With Supademo, you can:
- Create interactive, no-code product demos in minutes. Guide users through core workflows without engineering support.
- Embed demos anywhere. Add them to your app, onboarding flows, help docs, emails, or CRM.
- Personalize onboarding at scale. Segment demos by use case, persona, or role to drive completion and activation.
- Track performance with built-in analytics. See drop-offs, step engagement, and how each demo influences activation or retention.
Want to improve activation, retention, and onboarding performance at scale? Try Supademo today!
FAQs
What are customer onboarding metrics and why are they important?
Customer onboarding metrics are measurable indicators that help businesses assess the effectiveness of their customer onboarding process. They are important because they provide insights into customer satisfaction, product adoption, and long-term retention, helping companies improve onboarding strategies and deliver better experiences.

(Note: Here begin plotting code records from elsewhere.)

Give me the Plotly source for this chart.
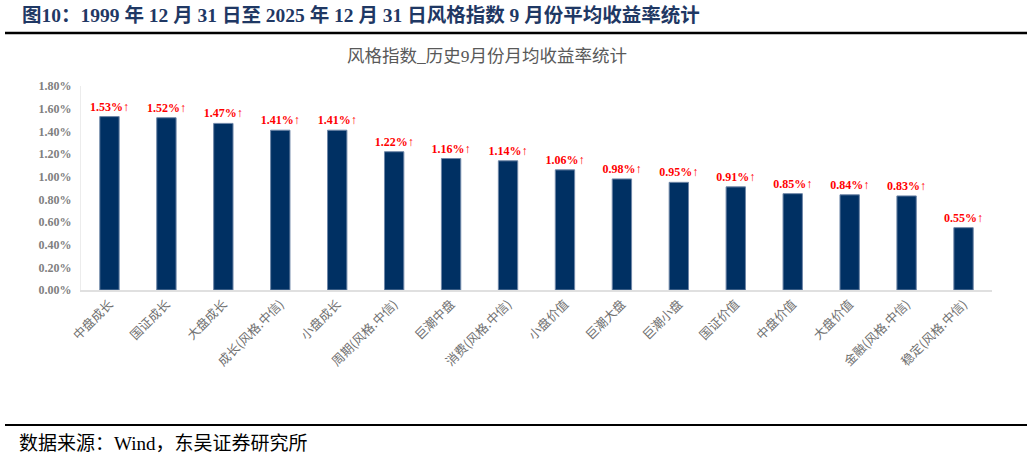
import plotly.graph_objects as go

categories = ["中盘成长", "国证成长", "大盘成长", "成长(风格.中信)", "小盘成长",
              "周期(风格.中信)", "巨潮中盘", "消费(风格.中信)", "小盘价值", "巨潮大盘",
              "巨潮小盘", "国证价值", "中盘价值", "大盘价值", "金融(风格.中信)", "稳定(风格.中信)"]
avg_return = [1.53, 1.52, 1.47, 1.41, 1.41, 1.22, 1.16, 1.14, 1.06, 0.98,
              0.95, 0.91, 0.85, 0.84, 0.83, 0.55]
y_ticks = [0.0, 0.2, 0.4, 0.6, 0.8, 1.0, 1.2, 1.4, 1.6, 1.8]

W, H = 1032, 461
L, R, T, B = 81, 40, 86, 171
pw, ph = W - L - R, H - T - B


def px(x):
    return (x - L) / pw


def py(y):
    return (H - B - y) / ph


serif = "Liberation Serif, Noto Sans CJK SC, serif"

fig = go.Figure()
fig.add_trace(go.Bar(
    x=categories,
    y=avg_return,
    marker=dict(color="#003063", line=dict(color="#6f87a8", width=1)),
    text=[f"{v:.2f}%↑" for v in avg_return],
    textposition="outside",
    constraintext="none",
    textfont=dict(family=serif, size=12, color="#ff0000", weight="bold"),
    cliponaxis=False,
))

fig.update_layout(
    width=W, height=H,
    margin=dict(l=L, r=R, t=T, b=B),
    plot_bgcolor="white", paper_bgcolor="white",
    showlegend=False,
    bargap=0.66,
    font=dict(family=serif),
    xaxis=dict(
        tickangle=-45,
        tickfont=dict(family="Noto Sans CJK SC", size=12.5, color="#707070"),
        showline=True, linecolor="#e0e0e0", linewidth=2,
        ticks="", showgrid=False, automargin=False,
    ),
    yaxis=dict(
        range=[0, 1.8],
        tickvals=y_ticks,
        ticktext=[f"{v:.2f}%" for v in y_ticks],
        tickfont=dict(family=serif, size=12, color="#7f7f7f", weight="bold"),
        ticklabelstandoff=6,
        showline=True, linecolor="#ececec", linewidth=1,
        showgrid=False, zeroline=False, ticks="", automargin=False,
    ),
)

annotations = [
    dict(text="图10：1999 年 12 月 31 日至 2025 年 12 月 31 日风格指数 9 月份平均收益率统计",
         x=px(20), y=py(15), xanchor="left", yanchor="middle",
         font=dict(family=serif, size=19.5, color="#1f3864", weight="bold")),
    dict(text="风格指数_历史9月份月均收益率统计",
         x=px(487), y=py(56), xanchor="center", yanchor="middle",
         font=dict(family=serif, size=17.5, color="#595959")),
    dict(text="数据来源：Wind，东吴证券研究所",
         x=px(17), y=py(443), xanchor="left", yanchor="middle",
         font=dict(family=serif, size=19, color="#000000")),
]
for a in annotations:
    a.update(xref="paper", yref="paper", showarrow=False)
fig.update_layout(annotations=annotations)

fig.add_shape(type="line", xref="paper", yref="paper",
              x0=px(5), x1=px(1027), y0=py(33), y1=py(33),
              line=dict(color="#000000", width=2.5))
fig.add_shape(type="line", xref="paper", yref="paper",
              x0=px(5), x1=px(1027), y0=py(425), y1=py(425),
              line=dict(color="#000000", width=2))

# page body has a default margin that pushes the figure off its place
fig.write_html("out.html", config={"displayModeBar": False},
               post_script="document.body.style.margin='0';")
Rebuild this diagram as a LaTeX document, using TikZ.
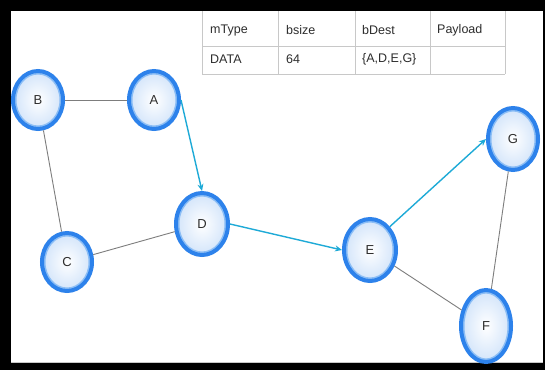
\documentclass[tikz,border=0pt]{standalone}
\usepackage{fontspec}
\setmainfont{Liberation Sans}
\usetikzlibrary{shapes.geometric,arrows.meta,calc}
\definecolor{ringblue}{RGB}{45,130,235}
\definecolor{glowblue}{RGB}{140,190,245}
\definecolor{paleblue}{RGB}{210,228,250}
\definecolor{linkcyan}{RGB}{30,170,215}
\definecolor{linkgray}{RGB}{125,125,125}
\definecolor{gridgray}{RGB}{200,200,200}
\definecolor{txtgray}{RGB}{45,45,45}
\tikzset{
  peer/.style={ellipse, draw=ringblue, line width=4pt, inner sep=0pt,
    minimum width=50pt, minimum height=58pt,
    inner color=white, outer color=paleblue,
    path picture={
      \draw[glowblue, line width=7pt]
        let \p1 = ($(path picture bounding box.north east)-(path picture bounding box.center)$)
        in (path picture bounding box.center) ellipse [x radius=\x1, y radius=\y1];
    },
    font=\fontsize{13}{15}\selectfont, text=txtgray},
  plain link/.style={draw=linkgray, line width=0.9pt},
  data link/.style={draw=linkcyan, line width=1.4pt, -{Stealth[length=7pt,width=6pt]}},
  cell/.style={anchor=west, font=\fontsize{12.5}{14}\selectfont, text=txtgray, inner sep=0pt},
  grid line/.style={draw=gridgray, line width=0.8pt}
}
\begin{document}
\begin{tikzpicture}[x=1pt,y=-1pt]
  % frame
  \fill[black] (0,0) rectangle (545,370);
  \fill[white] (11,11) rectangle (543,363);
  \draw[gridgray, line width=0.8pt] (11,362) -- (543,362);
  \useasboundingbox (0,0) rectangle (545,370);

  % header table
  \draw[grid line] (202,11) -- (202,74) (278,11) -- (278,74) (355,11) -- (355,74)
    (430,11) -- (430,74) (505,11) -- (505,74);
  \draw[grid line] (202,46) -- (505,46) (202,74) -- (505,74);
  \node[cell] (h1) at (210,30) {mType};
  \node[cell] (h2) at (286,30) {bsize};
  \node[cell] (h3) at (362,30) {bDest};
  \node[cell] (h4) at (437,30) {Payload};
  \node[cell] (d1) at (210,59) {DATA};
  \node[cell] (d2) at (286,59) {64};
  \node[cell] (d3) at (362,59) {\{A,D,E,G\}};

  % peers
  \node[peer] (B) at (38,100) {B};
  \node[peer] (A) at (154,100) {A};
  \node[peer] (C) at (67,262) {C};
  \node[peer, minimum width=52pt, minimum height=62pt] (D) at (202,224) {D};
  \node[peer, minimum width=52pt, minimum height=62pt] (E) at (370,250) {E};
  \node[peer, minimum width=50pt, minimum height=62pt] (G) at (513,139) {G};
  \node[peer, minimum width=50pt, minimum height=72pt] (F) at (486,326) {F};

  % links
  \draw[plain link] (B) -- (A);
  \draw[plain link] (B) -- (C);
  \draw[plain link] (C) -- (D);
  \draw[plain link] (E) -- (F);
  \draw[plain link] (G) -- (F);

  % forwarding path
  \draw[data link] (A.east) -- (D.north);
  \draw[data link] (D.east) -- (E.west);
  \draw[data link] (E.north east) -- (G.west);
\end{tikzpicture}
\end{document}
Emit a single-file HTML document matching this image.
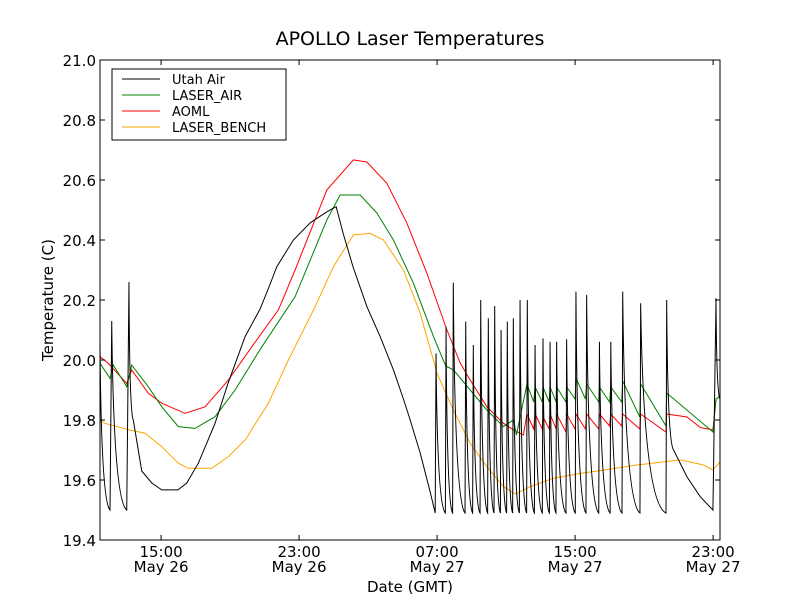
<!DOCTYPE html>
<html><head><meta charset="utf-8"><style>
body{margin:0;background:#fff;}
svg text{font-family:"DejaVu Sans","Liberation Sans",sans-serif;}
</style></head><body>
<svg id="c" width="800" height="600" xmlns="http://www.w3.org/2000/svg">
<rect width="800" height="600" fill="#fff"/>
<text x="410" y="45" font-size="19" text-anchor="middle">APOLLO Laser Temperatures</text>
<text x="410" y="592" font-size="15" text-anchor="middle">Date (GMT)</text>
<text transform="translate(53,300) rotate(-90)" font-size="15" text-anchor="middle">Temperature (C)</text>
<g id="plot"></g>
<rect x="100" y="60" width="620" height="480" fill="none" stroke="#000" stroke-width="1"/>
<g>
<rect x="112" y="69" width="174" height="71" fill="#fff" stroke="#000"/>
<g><line x1="122" y1="79" x2="160" y2="79" stroke="#000"/><text x="172" y="84" font-size="13">Utah Air</text></g>
<g><line x1="122" y1="95" x2="160" y2="95" stroke="green"/><text x="172" y="100" font-size="13">LASER_AIR</text></g>
<g><line x1="122" y1="111" x2="160" y2="111" stroke="red"/><text x="172" y="116" font-size="13">AOML</text></g>
<g><line x1="122" y1="127" x2="160" y2="127" stroke="orange"/><text x="172" y="132" font-size="13">LASER_BENCH</text></g>
</g>
</svg>
<script>
// hours since May 26 00:00
const xTicks=[15,23,31,39,47];
const xTickTime=["15:00","23:00","07:00","15:00","23:00"];
const xTickDate=["May 26","May 26","May 27","May 27","May 27"];
const yTicks=[19.4,19.6,19.8,20.0,20.2,20.4,20.6,20.8,21.0];
const airT=[11.46,12.04,12.14,13.01,13.14,13.39,13.88,14.46,15.04,15.98,16.49,17.16,18.13,18.88,19.87,20.74,21.3,21.71,22.67,23.64,24.61,25.15,25.55,26.13,26.93,27.70,28.47,29.05,29.44,30.02,30.6,30.89,
30.94,31.48,31.52,31.90,31.94,32.62,32.66,33.06,33.10,33.49,33.53,33.93,33.97,34.30,34.34,34.67,34.71,35.03,35.07,35.38,35.42,35.77,35.81,36.19,36.23,36.64,36.68,37.10,37.14,37.51,37.55,37.89,37.93,38.47,38.51,39.01,39.05,39.63,39.67,40.37,40.41,41.03,41.07,41.72,41.76,42.76,42.80,44.27,44.31,44.71,45.49,46.26,46.99,47.17,47.40];
const airV=[20.06,19.50,20.13,19.50,20.26,19.80,19.63,19.59,19.567,19.567,19.59,19.656,19.789,19.922,20.078,20.17,20.25,20.311,20.40,20.457,20.494,20.511,20.423,20.31,20.178,20.078,19.967,19.87,19.80,19.69,19.56,19.49,
20.022,19.49,20.111,19.49,20.258,19.49,20.128,19.49,20.05,19.49,20.20,19.49,20.139,19.49,20.18,19.49,20.10,19.49,20.128,19.49,20.139,19.49,20.20,19.49,20.20,19.49,20.05,19.49,20.072,19.49,20.061,19.49,20.061,19.49,20.069,19.49,20.228,19.49,20.217,19.49,20.061,19.49,20.061,19.49,20.228,19.49,20.189,19.49,20.20,19.70,19.61,19.544,19.50,20.206,19.87];
const aomlT=[11.46,11.94,13.01,13.30,14.26,15.04,16.39,17.55,18.90,20.26,21.80,22.77,24.61,26.15,26.93,28.09,29.25,30.41,31.57,32.34,32.92,33.89,34.85,35.43,36.0,36.21,36.6,36.68,37.1,37.14,37.5,37.55,37.9,37.93,38.47,38.51,39.0,39.05,39.6,39.67,40.37,40.41,41.0,41.07,41.7,41.76,42.75,42.80,44.27,44.31,45.49,46.26,46.99,47.17,47.40];
const aomlV=[20.011,19.989,19.922,19.967,19.889,19.856,19.822,19.844,19.933,20.044,20.167,20.30,20.567,20.667,20.66,20.589,20.456,20.289,20.10,19.99,19.933,19.844,19.789,19.767,19.75,19.82,19.77,19.82,19.77,19.81,19.77,19.82,19.77,19.82,19.76,19.82,19.77,19.82,19.77,19.82,19.77,19.82,19.78,19.82,19.78,19.82,19.77,19.82,19.76,19.82,19.81,19.775,19.767,19.87,19.88];
const laserAirT=[11.46,12.04,12.23,13.01,13.30,14.26,15.04,16.00,16.97,18.13,19.29,20.84,22.77,24.61,25.38,26.54,27.51,28.47,29.63,30.79,31.5,31.95,32.92,33.89,34.85,35.43,35.6,36.21,36.6,36.68,37.1,37.14,37.5,37.55,37.9,37.93,38.47,38.51,39.0,39.05,39.6,39.67,40.37,40.41,41.0,41.07,41.7,41.76,42.75,42.80,44.27,44.31,46.99,47.17,47.40];
const laserAirV=[19.989,19.939,19.983,19.911,19.983,19.911,19.844,19.778,19.772,19.811,19.90,20.044,20.211,20.467,20.55,20.55,20.49,20.40,20.256,20.078,19.98,19.967,19.90,19.833,19.778,19.80,19.75,19.92,19.86,19.91,19.86,19.91,19.86,19.91,19.86,19.91,19.86,19.91,19.87,19.94,19.87,19.92,19.86,19.91,19.86,19.91,19.86,19.93,19.81,19.92,19.78,19.89,19.76,19.87,19.88];
const benchT=[11.46,11.75,13.14,14.07,15.04,16.00,16.58,17.94,18.90,19.87,21.22,22.38,23.93,24.99,26.15,27.12,27.89,29.05,30.02,30.89,30.99,31.95,32.92,33.89,34.85,35.53,36.40,37.75,39.30,40.65,42.59,45.10,46.45,46.99,47.40];
const benchV=[19.80,19.789,19.767,19.756,19.711,19.656,19.639,19.639,19.678,19.733,19.856,20.0,20.178,20.311,20.417,20.422,20.40,20.30,20.156,19.978,19.956,19.833,19.722,19.644,19.578,19.553,19.578,19.606,19.622,19.633,19.65,19.667,19.65,19.633,19.66];

const X0=100,X1=720,Y0=540,Y1=60,TMIN=11.46,TMAX=47.40,VMIN=19.4,VMAX=21.0;
const sx=t=>X0+(t-TMIN)/(TMAX-TMIN)*(X1-X0);
const sy=v=>Y0-(v-VMIN)/(VMAX-VMIN)*(Y0-Y1);
const NS="http://www.w3.org/2000/svg";
const plot=document.getElementById('plot');
function mk(tag,attrs){const e=document.createElementNS(NS,tag);for(const k in attrs)e.setAttribute(k,attrs[k]);return e;}

function linePath(T,V,curvy){
  let d="M"+sx(T[0]).toFixed(2)+","+sy(V[0]).toFixed(2);
  for(let i=1;i<T.length;i++){
    const x=sx(T[i]),y=sy(V[i]);
    if(curvy && V[i-1]-V[i]>0.3){
      const px=sx(T[i-1]),py=sy(V[i-1]);
      const cx=px+(x-px)*0.12,cy=y-(y-py)*0.05;
      d+=" Q"+cx.toFixed(2)+","+cy.toFixed(2)+" "+x.toFixed(2)+","+y.toFixed(2);
    } else d+=" L"+x.toFixed(2)+","+y.toFixed(2);
  }
  return d;
}
const series=[[benchT,benchV,"orange","series-laser-bench",false],[aomlT,aomlV,"red","series-aoml",false],[laserAirT,laserAirV,"green","series-laser-air",false],[airT,airV,"#000","series-utah-air",true]];
const clip=mk('clipPath',{id:'cp'});clip.appendChild(mk('rect',{x:X0,y:Y1,width:X1-X0,height:Y0-Y1}));
document.getElementById('c').prepend(clip);
series.forEach(s=>{
  const p=mk('path',{d:linePath(s[0],s[1],s[4]),fill:'none',stroke:s[2],'stroke-width':1,'clip-path':'url(#cp)'});
  
  
  plot.appendChild(p);
});
const svg=document.getElementById('c');
yTicks.forEach(v=>{
  const y=sy(v);
  svg.appendChild(mk('line',{x1:X0,y1:y,x2:X0+5,y2:y,stroke:'#000'}));
  svg.appendChild(mk('line',{x1:X1,y1:y,x2:X1-5,y2:y,stroke:'#000'}));
  const t=mk('text',{x:X0-4,y:y+6,'font-size':15,'text-anchor':'end'});
  t.textContent=v.toFixed(1);
  
  
  svg.appendChild(t);
});
xTicks.forEach((h,i)=>{
  const x=sx(h);
  svg.appendChild(mk('line',{x1:x,y1:Y0,x2:x,y2:Y0-5,stroke:'#000'}));
  svg.appendChild(mk('line',{x1:x,y1:Y1,x2:x,y2:Y1+5,stroke:'#000'}));
  const t=mk('text',{x:x,y:Y0+17,'font-size':15,'text-anchor':'middle'});
  t.textContent=xTickTime[i];
  
  
  svg.appendChild(t);
  const t2=mk('text',{x:x,y:Y0+32,'font-size':15,'text-anchor':'middle'});
  t2.textContent=xTickDate[i];
  
  
  svg.appendChild(t2);
});
</script>
</body></html>
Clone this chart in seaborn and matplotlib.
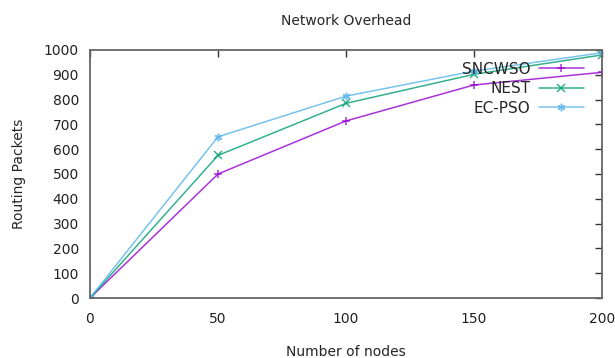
import matplotlib
matplotlib.use("Agg")
import matplotlib.pyplot as plt
import seaborn as sns
import pandas as pd

nodes = [0, 50, 100, 150, 200]
sncwso = [0, 500, 714, 859, 910]
nest = [0, 575, 785, 902, 980]
ecpso = [0, 650, 814, 915, 989]
series_names = ["SNCWSO", "NEST", "EC-PSO"]
colors = ["#9400d3", "#009e73", "#56b4e9"]
markers = ["+", "x", (6, 2, 0)]
xticks = [0, 50, 100, 150, 200]
yticks = [0, 100, 200, 300, 400, 500, 600, 700, 800, 900, 1000]

df = pd.DataFrame({
    "nodes": nodes * 3,
    "packets": sncwso + nest + ecpso,
    "series": sum([[n] * len(nodes) for n in series_names], []),
})

sns.set_style("white")
plt.rcParams['font.family'] = ['DejaVu Sans']
fig = plt.figure(figsize=(6.15, 3.58), dpi=100)
ax = fig.add_axes([90/615, 1-298/358, (602-90)/615, (298-50)/358])

for name, c, m in zip(series_names, colors, markers):
    sub = df[df.series == name]
    sns.lineplot(data=sub, x="nodes", y="packets", ax=ax, color=c, marker=m,
                 markersize=5.5, markeredgewidth=1.1, markeredgecolor=c,
                 linewidth=1.1, alpha=0.8, label=name)

ax.set_xlim(0, 200)
ax.set_ylim(0, 1000)
ax.set_xticks(xticks)
ax.set_yticks(yticks)
ax.tick_params(direction="in", length=5, width=1, color="#333333",
               top=True, right=True, labelsize=10, labelcolor="#222222")
ax.tick_params(axis="x", pad=10)
ax.tick_params(axis="y", pad=8)
for s in ax.spines.values():
    s.set_color("#666666")
    s.set_linewidth(1.3)
ax.set_xlabel("Number of nodes", fontsize=10, labelpad=14)
ax.set_ylabel("Routing Packets", fontsize=10, labelpad=13)
ax.set_title("Network Overhead", fontsize=10, pad=18)

leg = ax.legend(loc="upper right", markerfirst=False, frameon=False, fontsize=11,
                handlelength=2.9, borderaxespad=0.2, labelspacing=0.3,
                bbox_to_anchor=(0.982, 0.99), handletextpad=0.6)
for t in leg.get_texts():
    t.set_ha("right")

fig.savefig("out.png", dpi=100)
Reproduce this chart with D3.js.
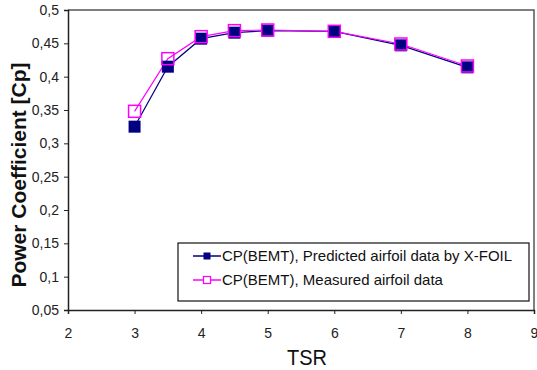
<!DOCTYPE html>
<html>
<head>
<meta charset="utf-8">
<script src="https://cdn.jsdelivr.net/npm/d3@7"></script>
<style>
  body { margin: 0; background: #fff; }
  text { font-family: Arial, "Liberation Sans", sans-serif; }
</style>
</head>
<body>
<div id="chart"></div>
<script>
const tsr = [3, 3.5, 4, 4.5, 5, 6, 7, 8];
const cpPredicted = [0.325, 0.415, 0.457, 0.466, 0.469, 0.468, 0.447, 0.414];
const cpMeasured = [0.348, 0.427, 0.460, 0.469, 0.470, 0.468, 0.449, 0.416];
const xTicks = [2, 3, 4, 5, 6, 7, 8, 9];
const yTicks = [0.05, 0.1, 0.15, 0.2, 0.25, 0.3, 0.35, 0.4, 0.45, 0.5];
const seriesNames = ['CP(BEMT), Predicted airfoil data by X-FOIL', 'CP(BEMT), Measured airfoil data'];

const width = 537, height = 370;
const plotLeft = 68, plotRight = 534, plotTop = 10, plotBottom = 310;

const svg = d3.select('#chart').append('svg')
  .attr('width', width)
  .attr('height', height);

const x = d3.scaleLinear().domain([2, 9]).range([plotLeft, plotRight]);
const y = d3.scaleLinear().domain([0.05, 0.5]).range([plotBottom, plotTop]);

// frame (top and right)
svg.append('path')
  .attr('d', `M${plotLeft},${plotTop}H${plotRight}V${plotBottom}`)
  .attr('fill', 'none')
  .attr('stroke', '#555')
  .attr('stroke-width', 1.5);

const fmt = d => String(d).replace('.', ',');

// x axis
svg.append('g')
  .attr('transform', 'translate(0,' + plotBottom + ')')
  .call(d3.axisBottom(x).tickValues(xTicks).tickSize(4).tickPadding(14).tickFormat(fmt))
  .call(g => g.select('.domain').attr('stroke', '#222').attr('stroke-width', 1.5))
  .call(g => g.selectAll('.tick line').attr('stroke', '#222'))
  .call(g => g.selectAll('.tick text').attr('fill', '#222').style('font-size', '14px')
    .style('font-family', 'Arial, "Liberation Sans", sans-serif'));

// y axis
svg.append('g')
  .attr('transform', 'translate(' + plotLeft + ',0)')
  .call(d3.axisLeft(y).tickValues(yTicks).tickSize(4).tickPadding(5).tickFormat(fmt))
  .call(g => g.select('.domain').attr('stroke', '#222').attr('stroke-width', 1.5))
  .call(g => g.selectAll('.tick line').attr('stroke', '#222'))
  .call(g => g.selectAll('.tick text').attr('fill', '#222').style('font-size', '14px')
    .style('font-family', 'Arial, "Liberation Sans", sans-serif'));

// axis titles
svg.append('text')
  .attr('x', 307)
  .attr('y', 365)
  .attr('text-anchor', 'middle')
  .style('font-size', '22px')
  .attr('textLength', 40)
  .attr('lengthAdjust', 'spacingAndGlyphs')
  .attr('fill', '#111')
  .text('TSR');

svg.append('text')
  .attr('transform', 'translate(26,' + 175 + ') rotate(-90)')
  .attr('text-anchor', 'middle')
  .style('font-size', '21px')
  .style('font-weight', 'bold')
  .attr('fill', '#111')
  .text('Power Coefficient [Cp]');

const line = d3.line()
  .x(d => x(d[0]))
  .y(d => y(d[1]));

const predicted = tsr.map((t, i) => [t, cpPredicted[i]]);
const measured = tsr.map((t, i) => [t, cpMeasured[i]]);

// predicted series
svg.append('path')
  .attr('d', line(predicted))
  .attr('fill', 'none')
  .attr('stroke', '#000080')
  .attr('stroke-width', 1.2);

// measured series line
svg.append('path')
  .attr('d', line(measured))
  .attr('fill', 'none')
  .attr('stroke', '#ff00ff')
  .attr('stroke-width', 1.2);

svg.selectAll('.pred-marker')
  .data(predicted)
  .join('rect')
  .attr('class', 'pred-marker')
  .attr('x', d => x(d[0]) - 6)
  .attr('y', d => y(d[1]) - 6)
  .attr('width', 12)
  .attr('height', 12)
  .attr('fill', '#000080');

svg.selectAll('.meas-marker')
  .data(measured)
  .join('rect')
  .attr('class', 'meas-marker')
  .attr('x', d => x(d[0]) - 6)
  .attr('y', d => y(d[1]) - 6)
  .attr('width', 12)
  .attr('height', 12)
  .attr('fill', 'none')
  .attr('stroke', '#ff00ff')
  .attr('stroke-width', 1.5);

// legend
const legend = svg.append('g');
legend.append('rect')
  .attr('x', 178)
  .attr('y', 243)
  .attr('width', 351)
  .attr('height', 58)
  .attr('fill', '#fff')
  .attr('stroke', '#111')
  .attr('stroke-width', 1.2);

const legendRows = [
  { name: seriesNames[0], color: '#000080', filled: true, y: 256 },
  { name: seriesNames[1], color: '#ff00ff', filled: false, y: 280 }
];

legendRows.forEach(r => {
  legend.append('line')
    .attr('x1', 193).attr('x2', 221)
    .attr('y1', r.y).attr('y2', r.y)
    .attr('stroke', r.color)
    .attr('stroke-width', 1.5);
  legend.append('rect')
    .attr('x', 207 - 3.5).attr('y', r.y - 3.5)
    .attr('width', 7).attr('height', 7)
    .attr('fill', r.filled ? r.color : '#fff')
    .attr('stroke', r.color)
    .attr('stroke-width', r.filled ? 0 : 1.2);
  legend.append('text')
    .attr('x', 222)
    .attr('y', r.y + 5)
    .style('font-size', '15px')
    .attr('fill', '#111')
    .text(r.name);
});
</script>
</body>
</html>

How often should I review and update my onboarding metrics?
It is recommended to review onboarding metrics at least quarterly, and sooner if a significant product update or shift in customer preferences occurs. Regular assessment ensures your metrics stay relevant and aligned with evolving business goals.
What tools can I use to effectively monitor customer onboarding KPIs?
Popular tools for monitoring customer onboarding KPIs include customer relationship management (CRM) platforms, analytics dashboards, onboarding software, and feedback collection tools. These solutions automate data tracking and offer actionable insights for continuous improvement.
What are the top 5 KPIs that you would track from a customer success standpoint?
The top 5 KPIs for customer success are Customer Health Score, Net Promoter Score (NPS), Customer Churn Rate, Customer Lifetime Value (CLV), and Customer Satisfaction Score (CSAT). Tracking these metrics helps teams measure engagement, loyalty, retention, and overall satisfaction, ensuring optimized customer experiences and long-term business growth.